Ed. 2d 572, 100 S. Ct. 1920 (1980); Alvarado, 267 F.3d at 651. Federal Rule of Civil Procedure
8(a)(2) requires only that these elements be put forth in a "short and
plain statement of the claim showing that the pleader is entitled to
relief." Exposure to environmental tobacco smoke (ETS) can constitute an
Eighth Amendment violation if a prison official, acting with deliberate indifference, exposes a prisoner to levels of
ETS that could pose an unreasonable risk of serious damage to his future
health. See Helling v. McKinney, 509
U.S. 25, 35, 125 L. Ed. 2d 22, 113 S. Ct. 2475 (1993); Alvarado, 267 F.3d at
652. Sanders states that he was exposed to ETS from April 12, 2002 to May 29,
2002, in violation of the Eighth Amendment and that prison officials at CCI
exhibited deliberate indifference toward the risk that this exposure
constituted a threat to his future health. Thus his complaint states a claim
that the district court should have considered. See also Higgs v. Carver, 286 F.3d 437, 439 (7th
Cir. 2002) (complaint need only specify the "bare minimum facts"
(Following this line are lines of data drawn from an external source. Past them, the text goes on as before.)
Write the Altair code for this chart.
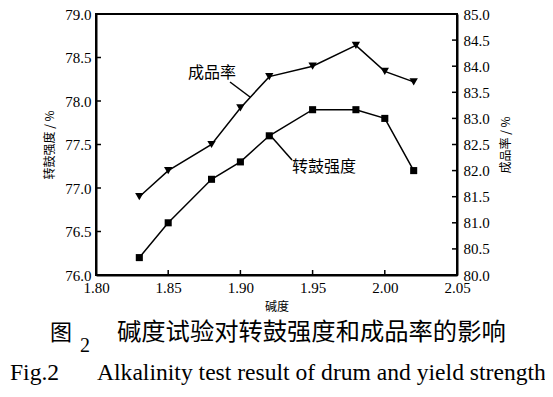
import altair as alt
import pandas as pd

# data
alkalinity = [1.83, 1.85, 1.88, 1.90, 1.92, 1.95, 1.98, 2.00, 2.02]
drum_strength = [76.2, 76.6, 77.1, 77.3, 77.6, 77.9, 77.9, 77.8, 77.2]
yield_rate = [81.5, 82.0, 82.5, 83.2, 83.8, 84.0, 84.4, 83.9, 83.7]
x_ticks = [1.80, 1.85, 1.90, 1.95, 2.00, 2.05]
left_ticks = [76.0, 76.5, 77.0, 77.5, 78.0, 78.5, 79.0]
right_ticks = [80.0, 80.5, 81.0, 81.5, 82.0, 82.5, 83.0, 83.5, 84.0, 84.5, 85.0]

W, H = 361, 261
TOP = 6
SERIF = "Liberation Serif"
CJK = "Noto Sans CJK SC"

df = pd.DataFrame({"x": alkalinity, "drum": drum_strength, "yield": yield_rate})
xt = pd.DataFrame({"x": x_ticks})
lt = pd.DataFrame({"drum": left_ticks})
rt = pd.DataFrame({"yield": right_ticks})

xscale = alt.Scale(domain=[1.80, 2.05], nice=False, zero=False)
lscale = alt.Scale(domain=[76.0, 79.0], nice=False, zero=False)
rscale = alt.Scale(domain=[80.0, 85.0], nice=False, zero=False)

common = dict(tickSize=0, grid=False, labelFont=SERIF, labelFontSize=15, labelColor="black",
              domainColor="black", domainWidth=2, labelOverlap=False, labelFlush=False,
              titleFont=CJK, titleFontWeight="normal", titleColor="black")
xaxis = alt.Axis(values=x_ticks, format=".2f", labelPadding=5, title="碱度", titleFontSize=12,
                 titlePadding=6, **common)
laxis = alt.Axis(values=left_ticks, format=".1f", labelPadding=5, title="转鼓强度 / %",
                 titleFontSize=12, titlePadding=8, **common)
raxis = alt.Axis(values=right_ticks, format=".1f", orient="right", labelPadding=6, title="成品率 / %",
                 titleFontSize=12, titlePadding=11, titleAngle=270, titleBaseline="top", **common)

X = alt.X("x:Q", scale=xscale, axis=xaxis)
YL = alt.Y("drum:Q", scale=lscale, axis=laxis)
YR = alt.Y("yield:Q", scale=rscale, axis=raxis)

base = alt.Chart(df)

drum_line = base.mark_line(color="black", strokeWidth=1.5).encode(x=X, y=YL)
drum_pts = base.mark_point(shape="square", filled=True, color="black", size=50, opacity=1).encode(x=X, y=YL)
lticks = alt.Chart(lt).mark_rule(color="black", strokeWidth=1.5).encode(
    y=YL, x=alt.value(0), x2=alt.value(5))
xticks = alt.Chart(xt).mark_rule(color="black", strokeWidth=1.5).encode(
    x=X, y=alt.value(H), y2=alt.value(H - 5))
left = alt.layer(drum_line, drum_pts, lticks, xticks)

yield_line = base.mark_line(color="black", strokeWidth=1.5).encode(x=X, y=YR)
yield_pts = base.mark_point(shape="triangle-down", filled=True, color="black", size=70, opacity=1).encode(x=X, y=YR)
rticks = alt.Chart(rt).mark_rule(color="black", strokeWidth=1.5).encode(
    y=YR, x=alt.value(W), x2=alt.value(W - 5))
right = alt.layer(yield_line, yield_pts, rticks)

# annotations (pixel positions relative to plot area)
oy = 8 + TOP
ann = alt.Chart(pd.DataFrame({"a": [0]}))
t1 = ann.mark_text(text="成品率", font=CJK, fontSize=16, align="left", baseline="middle", color="black").encode(
    x=alt.value(92), y=alt.value(73 - oy))
l1 = ann.mark_rule(color="black", strokeWidth=1.5).encode(
    x=alt.value(134), y=alt.value(82 - oy), x2=alt.value(154), y2=alt.value(97 - oy))
t2 = ann.mark_text(text="转鼓强度", font=CJK, fontSize=16, align="left", baseline="middle", color="black").encode(
    x=alt.value(196), y=alt.value(167 - oy))
l2 = ann.mark_rule(color="black", strokeWidth=1.5).encode(
    x=alt.value(174), y=alt.value(135 - oy), x2=alt.value(196), y2=alt.value(160 - oy))
c1a = ann.mark_text(text="图", font=CJK, fontSize=22, align="left", baseline="middle", color="black").encode(
    x=alt.value(-46), y=alt.value(333 - oy))
c1b = ann.mark_text(text="2", font=SERIF, fontSize=20, align="left", baseline="middle", color="black").encode(
    x=alt.value(-16), y=alt.value(346 - oy))
c1c = ann.mark_text(text="碱度试验对转鼓强度和成品率的影响", font=CJK, fontSize=24.3, align="left",
                    baseline="middle", color="black").encode(x=alt.value(21), y=alt.value(333 - oy))
c2a = ann.mark_text(text="Fig.2", font=SERIF, fontSize=23.6, align="left", baseline="middle", color="black").encode(
    x=alt.value(-86), y=alt.value(373 - oy))
c2b = ann.mark_text(text="Alkalinity test result of drum and yield strength", font=SERIF,
                    fontSize=23.6, align="left", baseline="middle", color="black").encode(
    x=alt.value(1), y=alt.value(373 - oy))
annotations = alt.layer(t1, l1, t2, l2, c1a, c1b, c1c, c2a, c2b)

chart = alt.layer(left, right, annotations).resolve_scale(y="independent").properties(
    width=W, height=H,
    autosize=alt.AutoSizeParams(type="none"),
    padding={"left": 88, "top": TOP, "right": 88, "bottom": 381 - TOP - H},
    background="white",
).configure_view(stroke="black", strokeWidth=2).configure_axis(
    labelFont=SERIF, titleFont=CJK, labelColor="black", titleColor="black", labelOverlap=False
)

chart.save("out.html", embed_options={"renderer": "svg", "actions": False})
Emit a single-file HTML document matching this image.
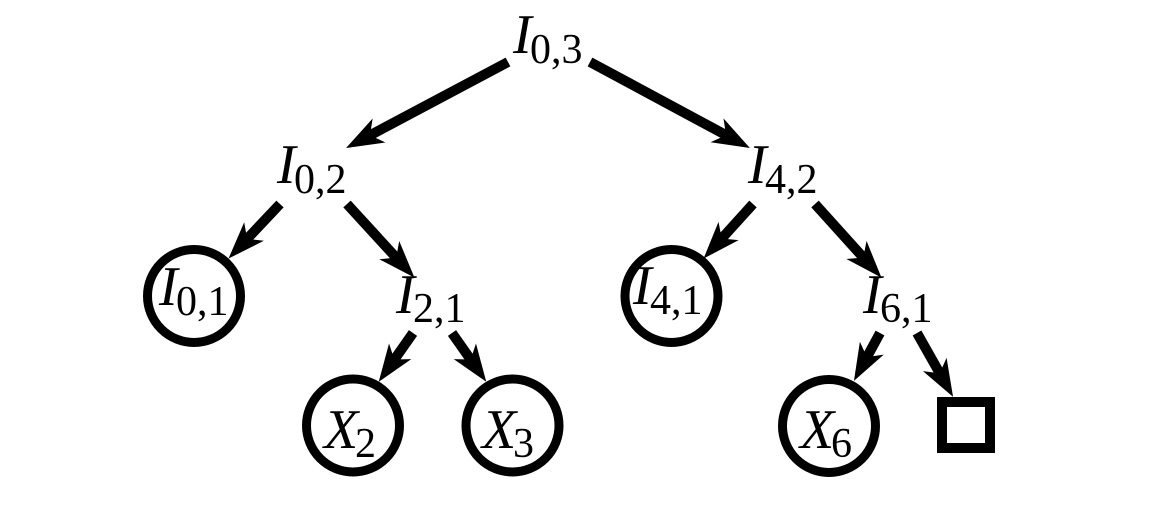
<!DOCTYPE html>
<html>
<head>
<meta charset="utf-8">
<style>
  html, body { margin: 0; padding: 0; background: #ffffff; }
  body { width: 1150px; height: 505px; overflow: hidden; }
  svg { display: block; }
  text { font-family: "Liberation Serif", "Times New Roman", "Tinos", "Nimbus Roman", "FreeSerif", "Noto Serif", "Noto Serif CJK SC", "DejaVu Serif", serif; fill: #000; }
  .m { font-style: italic; font-size: 56px; }
  .s { font-style: normal; font-size: 42px; }
</style>
</head>
<body>
<svg width="1150" height="505" viewBox="0 0 1150 505" xmlns="http://www.w3.org/2000/svg">
  <rect x="0" y="0" width="1150" height="505" fill="#ffffff"/>

  <!-- connectors -->
  <g stroke="#000" stroke-width="10" stroke-linecap="butt" fill="none">
    <line x1="508" y1="62" x2="365.7" y2="137.6"/>
    <line x1="590" y1="62" x2="730.4" y2="137.5"/>
    <line x1="280" y1="204" x2="243.7" y2="242.5"/>
    <line x1="347" y1="204" x2="399.5" y2="261.3"/>
    <line x1="753" y1="204" x2="718.4" y2="242.2"/>
    <line x1="815" y1="204" x2="866.6" y2="261.2"/>
    <line x1="413" y1="333" x2="391.5" y2="363.6"/>
    <line x1="452" y1="333" x2="473.5" y2="363.6"/>
    <line x1="880" y1="333" x2="864.6" y2="361.4"/>
    <line x1="917" y1="333" x2="942.2" y2="377.6"/>
  </g>

  <!-- arrowheads -->
  <g fill="#000" stroke="#000" stroke-width="1.5" stroke-linejoin="miter">
    <polygon points="348,147 382.8,142.1 369.2,135.7 371.5,120.9"/>
    <polygon points="748,147 724.6,120.8 726.9,135.6 713.2,141.9"/>
    <polygon points="230,257 261.3,241.2 246.5,239.6 243.9,224.8"/>
    <polygon points="413,276 399.5,243.6 396.8,258.3 381.9,259.8"/>
    <polygon points="705,257 736.05,240.6 721.1,239.2 718.25,224.5"/>
    <polygon points="880,276 866.8,243.5 863.9,258.2 849,259.5"/>
    <polygon points="380,380 408.8,359.9 393.8,360.3 389.1,346.1"/>
    <polygon points="485,380 475.9,346.1 471.2,360.3 456.2,359.9"/>
    <polygon points="855,379 881.35,355.7 866.5,357.9 860.25,344.3"/>
    <polygon points="952,395 946.25,360.4 940.2,374.1 925.35,372.2"/>
  </g>

  <!-- circles and square -->
  <g stroke="#000" stroke-width="9" fill="none">
    <circle cx="194" cy="296" r="46.5"/>
    <circle cx="671.5" cy="296" r="46.5"/>
    <circle cx="353" cy="425.5" r="46.5"/>
    <circle cx="512.5" cy="425.5" r="46.5"/>
    <circle cx="829" cy="426" r="46.5"/>
  </g>
  <rect x="942" y="402" width="48" height="46" stroke="#000" stroke-width="10" fill="none"/>

  <!-- labels -->
  <text class="m" x="513" y="53">I</text><text class="s" x="530" y="63">0,3</text>
  <text class="m" x="277" y="183">I</text><text class="s" x="294" y="193">0,2</text>
  <text class="m" x="748" y="183">I</text><text class="s" x="765" y="193">4,2</text>
  <text class="m" x="159" y="305">I</text><text class="s" x="176" y="315">0,1</text>
  <text class="m" x="396" y="313">I</text><text class="s" x="413" y="322">2,1</text>
  <text class="m" x="633" y="304">I</text><text class="s" x="650" y="314">4,1</text>
  <text class="m" x="863" y="313">I</text><text class="s" x="880" y="322">6,1</text>
  <text class="m" x="324" y="448">X</text><text class="s" x="355" y="457">2</text>
  <text class="m" x="482" y="448">X</text><text class="s" x="513" y="457">3</text>
  <text class="m" x="800" y="448">X</text><text class="s" x="831" y="457">6</text>
</svg>
</body>
</html>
necessary to put the defendant on notice of the claim so that he can file an
answer). Since Sanders states a claim regarding his exposure to ETS, he may be
permitted to amend his complaint to name the defendants who were deliberately
indifferent to that exposure. See Donald,
95 F.3d at 555 & n. 3.
Sanders'
complaint did not state a claim that the overcrowded conditions at CCI resulted
in an Eighth Amendment violation, but in dismissing his entire complaint the district court failed to evaluate
Sanders' claim that he was exposed to second-hand smoke in violation of the
Eighth Amendment. Accordingly the judgment of the district court is
AFFIRMED in part and VACATED in part, and the case is REMANDED for further
proceedings consistent with this order.
* This court granted the
appellees' motion for non-involvement, and accordingly this appeal has been submitted
without the filing of a brief by the appellees. After an examination of appellant's
brief and the record, we have concluded that oral argument is unnecessary.
Thus, the appeal is submitted on the appellant's brief and the record.